→ STATED EXERCISE
Write out exactly, please, every line from the beginning of the entries to the line holding "import * as", and no pictures.

****************************************

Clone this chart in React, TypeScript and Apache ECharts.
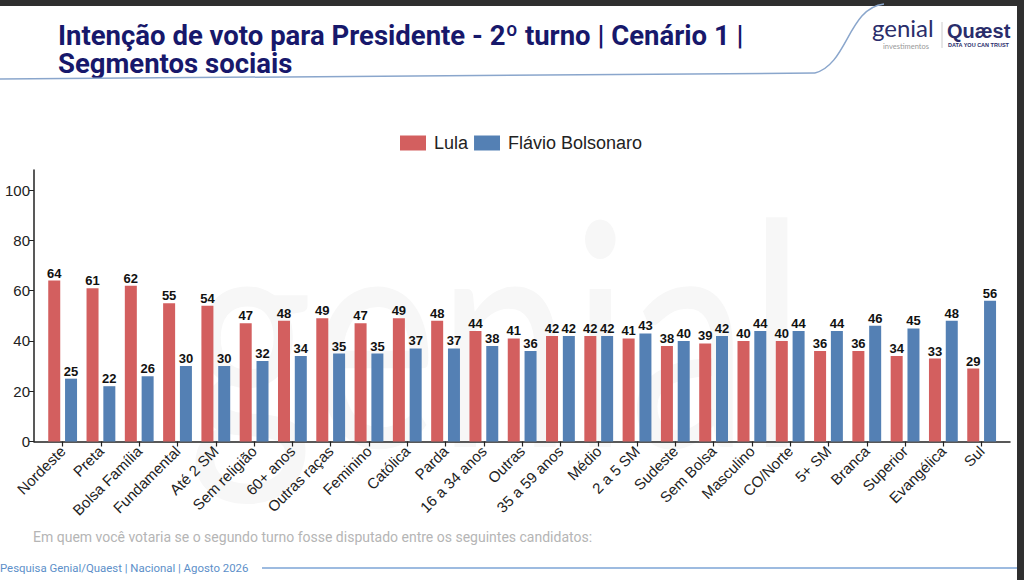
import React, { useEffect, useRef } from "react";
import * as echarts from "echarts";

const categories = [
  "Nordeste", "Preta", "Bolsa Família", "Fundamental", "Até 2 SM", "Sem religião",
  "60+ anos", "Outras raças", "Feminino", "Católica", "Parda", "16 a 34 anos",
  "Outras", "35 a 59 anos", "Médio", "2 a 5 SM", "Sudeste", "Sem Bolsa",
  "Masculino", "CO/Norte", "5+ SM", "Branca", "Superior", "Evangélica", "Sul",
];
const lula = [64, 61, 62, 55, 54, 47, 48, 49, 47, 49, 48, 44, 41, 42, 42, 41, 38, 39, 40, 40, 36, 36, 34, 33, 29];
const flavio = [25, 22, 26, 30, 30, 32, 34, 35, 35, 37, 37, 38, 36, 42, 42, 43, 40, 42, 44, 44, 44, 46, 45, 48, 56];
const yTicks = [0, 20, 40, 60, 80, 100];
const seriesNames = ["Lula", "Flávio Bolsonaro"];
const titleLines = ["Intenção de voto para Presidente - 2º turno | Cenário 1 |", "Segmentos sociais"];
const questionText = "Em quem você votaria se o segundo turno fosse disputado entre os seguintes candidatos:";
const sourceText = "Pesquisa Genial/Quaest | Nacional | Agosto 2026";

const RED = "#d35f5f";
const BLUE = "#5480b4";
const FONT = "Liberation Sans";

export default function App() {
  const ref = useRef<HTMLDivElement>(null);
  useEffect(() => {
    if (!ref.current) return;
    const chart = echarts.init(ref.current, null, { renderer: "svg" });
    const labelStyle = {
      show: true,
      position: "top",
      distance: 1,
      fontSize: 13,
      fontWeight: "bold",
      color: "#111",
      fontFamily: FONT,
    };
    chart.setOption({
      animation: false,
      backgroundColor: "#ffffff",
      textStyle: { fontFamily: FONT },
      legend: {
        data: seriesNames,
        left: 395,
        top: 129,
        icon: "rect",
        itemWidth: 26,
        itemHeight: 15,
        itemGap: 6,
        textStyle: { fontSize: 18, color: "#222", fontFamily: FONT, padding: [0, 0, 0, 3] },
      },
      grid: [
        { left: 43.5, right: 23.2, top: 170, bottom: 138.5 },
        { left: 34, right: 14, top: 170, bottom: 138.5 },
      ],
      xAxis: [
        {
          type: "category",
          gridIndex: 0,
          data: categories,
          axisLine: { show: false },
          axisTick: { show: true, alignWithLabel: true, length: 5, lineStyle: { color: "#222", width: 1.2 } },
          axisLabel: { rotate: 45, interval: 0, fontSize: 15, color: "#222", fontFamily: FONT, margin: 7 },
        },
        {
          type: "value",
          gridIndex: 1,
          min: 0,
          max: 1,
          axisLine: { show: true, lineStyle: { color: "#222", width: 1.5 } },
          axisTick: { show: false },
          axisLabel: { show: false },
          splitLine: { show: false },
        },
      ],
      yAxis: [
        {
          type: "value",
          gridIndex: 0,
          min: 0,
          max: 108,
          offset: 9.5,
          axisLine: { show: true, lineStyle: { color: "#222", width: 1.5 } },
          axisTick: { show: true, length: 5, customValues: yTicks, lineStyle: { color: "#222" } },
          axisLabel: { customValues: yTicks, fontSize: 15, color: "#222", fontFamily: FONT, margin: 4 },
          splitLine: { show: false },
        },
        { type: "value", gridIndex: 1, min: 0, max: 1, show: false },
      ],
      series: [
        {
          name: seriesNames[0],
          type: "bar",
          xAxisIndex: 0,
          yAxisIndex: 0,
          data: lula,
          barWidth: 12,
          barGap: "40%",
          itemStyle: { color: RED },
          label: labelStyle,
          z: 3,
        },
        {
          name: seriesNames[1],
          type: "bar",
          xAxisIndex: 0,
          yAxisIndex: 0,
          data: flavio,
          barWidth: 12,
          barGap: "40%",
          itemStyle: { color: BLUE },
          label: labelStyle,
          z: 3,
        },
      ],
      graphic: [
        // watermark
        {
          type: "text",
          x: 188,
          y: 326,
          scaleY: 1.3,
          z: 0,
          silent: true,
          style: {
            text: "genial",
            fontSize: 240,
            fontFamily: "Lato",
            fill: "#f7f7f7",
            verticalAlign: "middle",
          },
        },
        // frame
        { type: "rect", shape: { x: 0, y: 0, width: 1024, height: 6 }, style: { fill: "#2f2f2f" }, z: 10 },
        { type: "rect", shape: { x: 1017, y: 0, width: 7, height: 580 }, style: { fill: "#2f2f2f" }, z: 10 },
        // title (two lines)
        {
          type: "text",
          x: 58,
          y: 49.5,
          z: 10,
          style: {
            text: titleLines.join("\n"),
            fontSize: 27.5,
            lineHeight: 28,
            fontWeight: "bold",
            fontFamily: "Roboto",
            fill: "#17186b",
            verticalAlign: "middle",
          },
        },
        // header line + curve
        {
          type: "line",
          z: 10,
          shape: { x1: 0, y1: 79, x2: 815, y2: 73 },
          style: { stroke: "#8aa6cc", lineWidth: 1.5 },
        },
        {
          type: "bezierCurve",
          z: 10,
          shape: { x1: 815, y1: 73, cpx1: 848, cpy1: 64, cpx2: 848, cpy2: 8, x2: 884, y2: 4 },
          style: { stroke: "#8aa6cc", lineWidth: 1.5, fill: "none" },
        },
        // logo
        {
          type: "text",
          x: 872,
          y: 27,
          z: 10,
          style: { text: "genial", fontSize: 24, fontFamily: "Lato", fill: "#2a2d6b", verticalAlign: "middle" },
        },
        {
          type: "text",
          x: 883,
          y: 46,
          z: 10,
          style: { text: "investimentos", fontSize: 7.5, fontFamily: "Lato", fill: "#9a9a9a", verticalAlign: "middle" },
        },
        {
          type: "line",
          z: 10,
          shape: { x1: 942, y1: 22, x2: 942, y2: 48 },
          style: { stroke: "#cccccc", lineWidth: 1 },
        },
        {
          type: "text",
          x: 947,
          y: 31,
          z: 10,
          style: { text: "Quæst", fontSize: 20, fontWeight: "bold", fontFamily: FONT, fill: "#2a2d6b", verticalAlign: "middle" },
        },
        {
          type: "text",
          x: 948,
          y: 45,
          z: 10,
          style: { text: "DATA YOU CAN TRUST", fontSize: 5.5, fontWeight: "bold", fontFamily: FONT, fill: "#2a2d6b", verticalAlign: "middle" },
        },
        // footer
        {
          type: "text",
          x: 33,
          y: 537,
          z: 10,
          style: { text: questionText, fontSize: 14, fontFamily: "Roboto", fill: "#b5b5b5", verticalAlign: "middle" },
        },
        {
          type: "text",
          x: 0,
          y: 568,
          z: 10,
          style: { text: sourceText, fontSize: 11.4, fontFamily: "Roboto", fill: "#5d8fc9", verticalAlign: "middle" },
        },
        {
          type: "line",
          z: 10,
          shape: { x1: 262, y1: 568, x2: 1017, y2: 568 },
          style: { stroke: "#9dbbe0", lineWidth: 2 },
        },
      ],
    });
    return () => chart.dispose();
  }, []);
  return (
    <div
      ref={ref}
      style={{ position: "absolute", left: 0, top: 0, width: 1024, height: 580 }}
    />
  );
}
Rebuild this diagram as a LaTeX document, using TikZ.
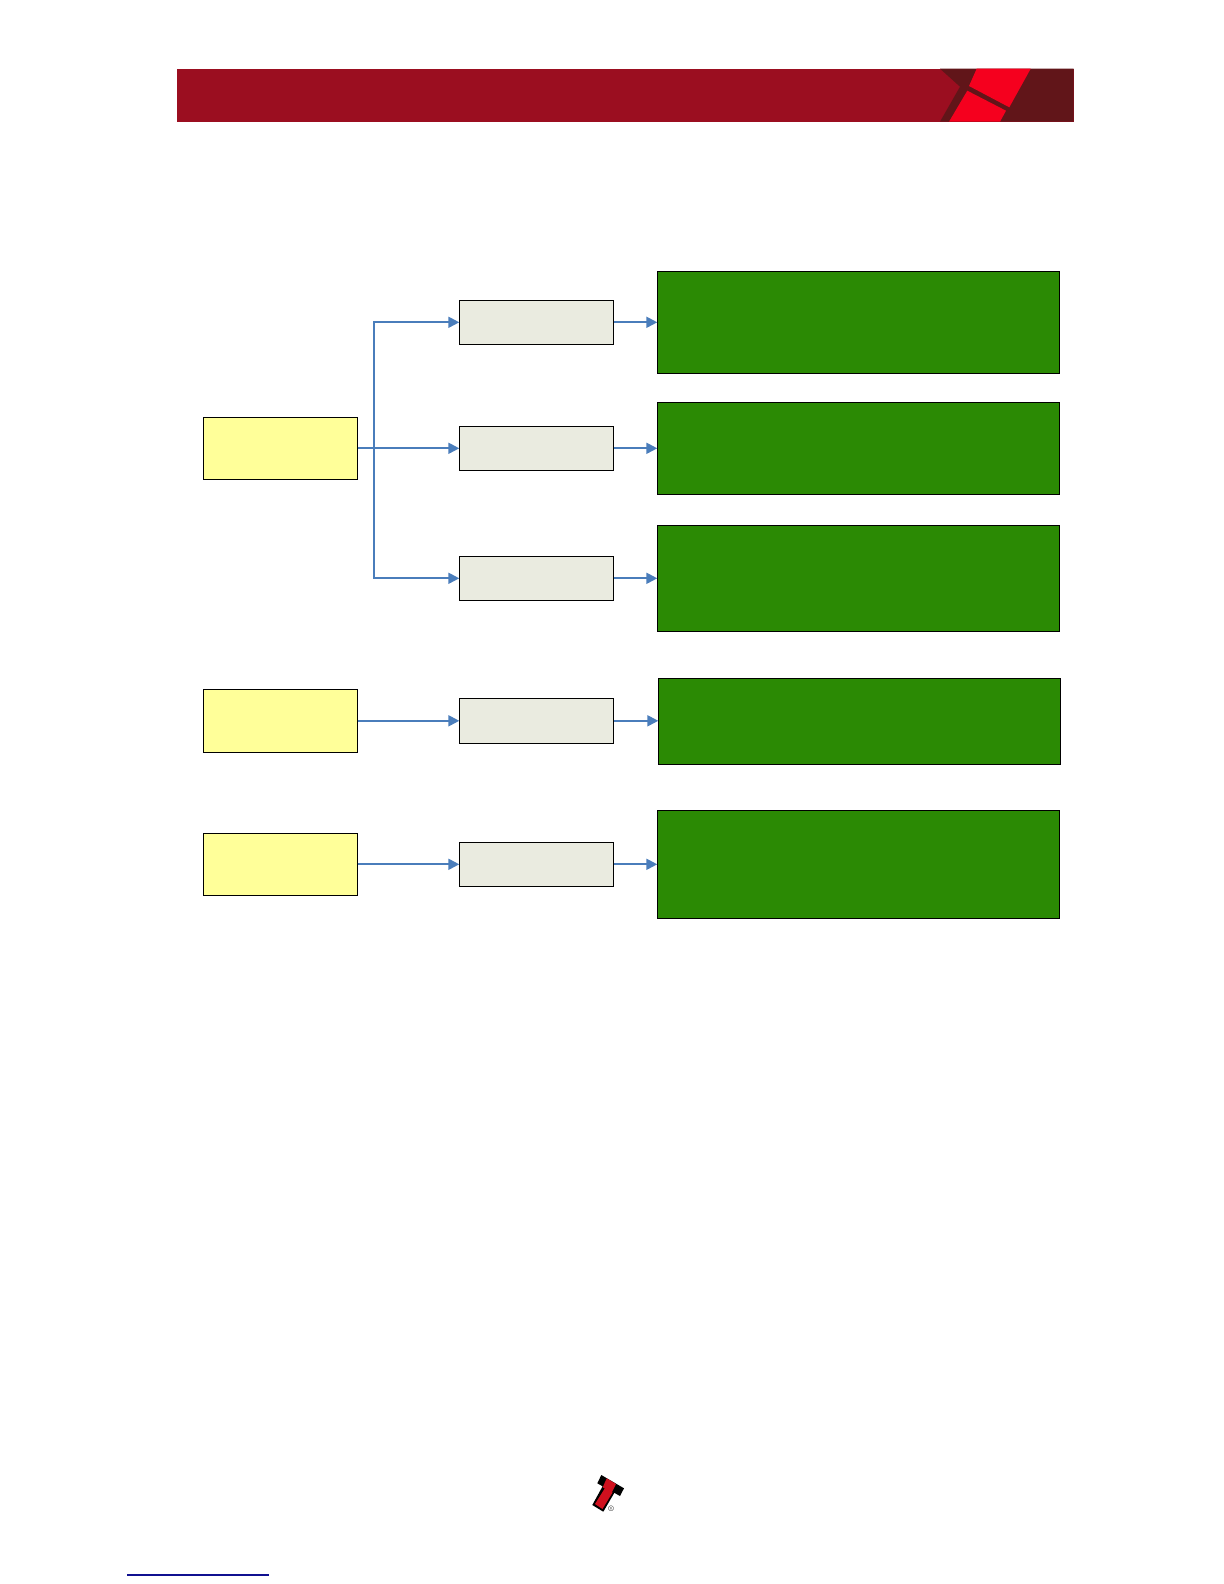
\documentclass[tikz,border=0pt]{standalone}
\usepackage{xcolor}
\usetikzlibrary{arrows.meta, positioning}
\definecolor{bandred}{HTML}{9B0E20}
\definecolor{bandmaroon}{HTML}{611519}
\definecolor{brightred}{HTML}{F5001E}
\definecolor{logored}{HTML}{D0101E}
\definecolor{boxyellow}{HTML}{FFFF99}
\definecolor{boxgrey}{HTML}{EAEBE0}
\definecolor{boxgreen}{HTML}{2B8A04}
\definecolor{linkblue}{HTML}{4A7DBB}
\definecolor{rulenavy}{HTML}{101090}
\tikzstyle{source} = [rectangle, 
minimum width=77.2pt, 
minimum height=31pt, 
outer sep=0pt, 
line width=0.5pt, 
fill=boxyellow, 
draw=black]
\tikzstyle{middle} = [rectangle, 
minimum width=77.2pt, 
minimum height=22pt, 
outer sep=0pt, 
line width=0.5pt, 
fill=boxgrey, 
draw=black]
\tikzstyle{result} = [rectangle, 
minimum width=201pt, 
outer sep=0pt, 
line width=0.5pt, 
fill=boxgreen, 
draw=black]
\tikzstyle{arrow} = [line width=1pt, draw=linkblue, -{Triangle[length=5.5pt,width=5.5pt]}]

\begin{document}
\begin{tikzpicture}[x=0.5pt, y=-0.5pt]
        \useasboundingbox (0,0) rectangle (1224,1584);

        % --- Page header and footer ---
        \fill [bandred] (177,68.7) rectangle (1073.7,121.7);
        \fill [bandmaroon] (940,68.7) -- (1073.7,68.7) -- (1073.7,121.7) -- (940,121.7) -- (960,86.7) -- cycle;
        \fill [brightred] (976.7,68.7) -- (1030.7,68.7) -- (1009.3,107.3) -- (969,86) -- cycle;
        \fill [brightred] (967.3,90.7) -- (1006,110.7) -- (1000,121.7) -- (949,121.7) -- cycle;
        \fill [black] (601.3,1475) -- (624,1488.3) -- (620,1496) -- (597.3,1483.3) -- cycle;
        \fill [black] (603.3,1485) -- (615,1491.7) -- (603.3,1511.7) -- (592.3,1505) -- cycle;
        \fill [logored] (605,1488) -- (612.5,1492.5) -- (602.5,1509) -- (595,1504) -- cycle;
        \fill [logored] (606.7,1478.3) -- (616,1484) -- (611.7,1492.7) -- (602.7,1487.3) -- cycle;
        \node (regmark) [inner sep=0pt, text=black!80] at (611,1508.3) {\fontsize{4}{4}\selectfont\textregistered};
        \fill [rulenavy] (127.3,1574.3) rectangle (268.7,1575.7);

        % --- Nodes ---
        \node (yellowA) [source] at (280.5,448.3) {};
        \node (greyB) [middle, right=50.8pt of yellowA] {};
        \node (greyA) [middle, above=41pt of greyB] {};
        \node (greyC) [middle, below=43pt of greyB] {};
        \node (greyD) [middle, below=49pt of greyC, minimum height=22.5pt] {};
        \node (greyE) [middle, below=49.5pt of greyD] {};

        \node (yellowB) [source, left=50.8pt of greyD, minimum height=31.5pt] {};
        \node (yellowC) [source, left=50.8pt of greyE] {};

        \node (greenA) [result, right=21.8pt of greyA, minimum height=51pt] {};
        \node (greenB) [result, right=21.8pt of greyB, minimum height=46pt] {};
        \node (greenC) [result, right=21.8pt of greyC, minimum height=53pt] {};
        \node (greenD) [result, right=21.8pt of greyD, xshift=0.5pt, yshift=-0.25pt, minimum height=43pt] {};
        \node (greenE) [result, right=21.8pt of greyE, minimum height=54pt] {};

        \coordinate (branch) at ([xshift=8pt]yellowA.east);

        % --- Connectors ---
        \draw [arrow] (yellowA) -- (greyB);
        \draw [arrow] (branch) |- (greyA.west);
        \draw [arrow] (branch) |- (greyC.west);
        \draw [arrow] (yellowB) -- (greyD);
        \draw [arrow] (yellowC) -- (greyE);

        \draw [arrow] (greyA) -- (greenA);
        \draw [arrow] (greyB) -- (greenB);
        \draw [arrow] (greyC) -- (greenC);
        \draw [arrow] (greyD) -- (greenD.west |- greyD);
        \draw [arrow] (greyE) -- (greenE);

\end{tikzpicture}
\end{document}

****************************************

→ RESPONSE TO THIS EXERCISE
Clone this chart in React, TypeScript and Apache ECharts.
import React, { useEffect, useRef } from "react";
import * as echarts from "echarts";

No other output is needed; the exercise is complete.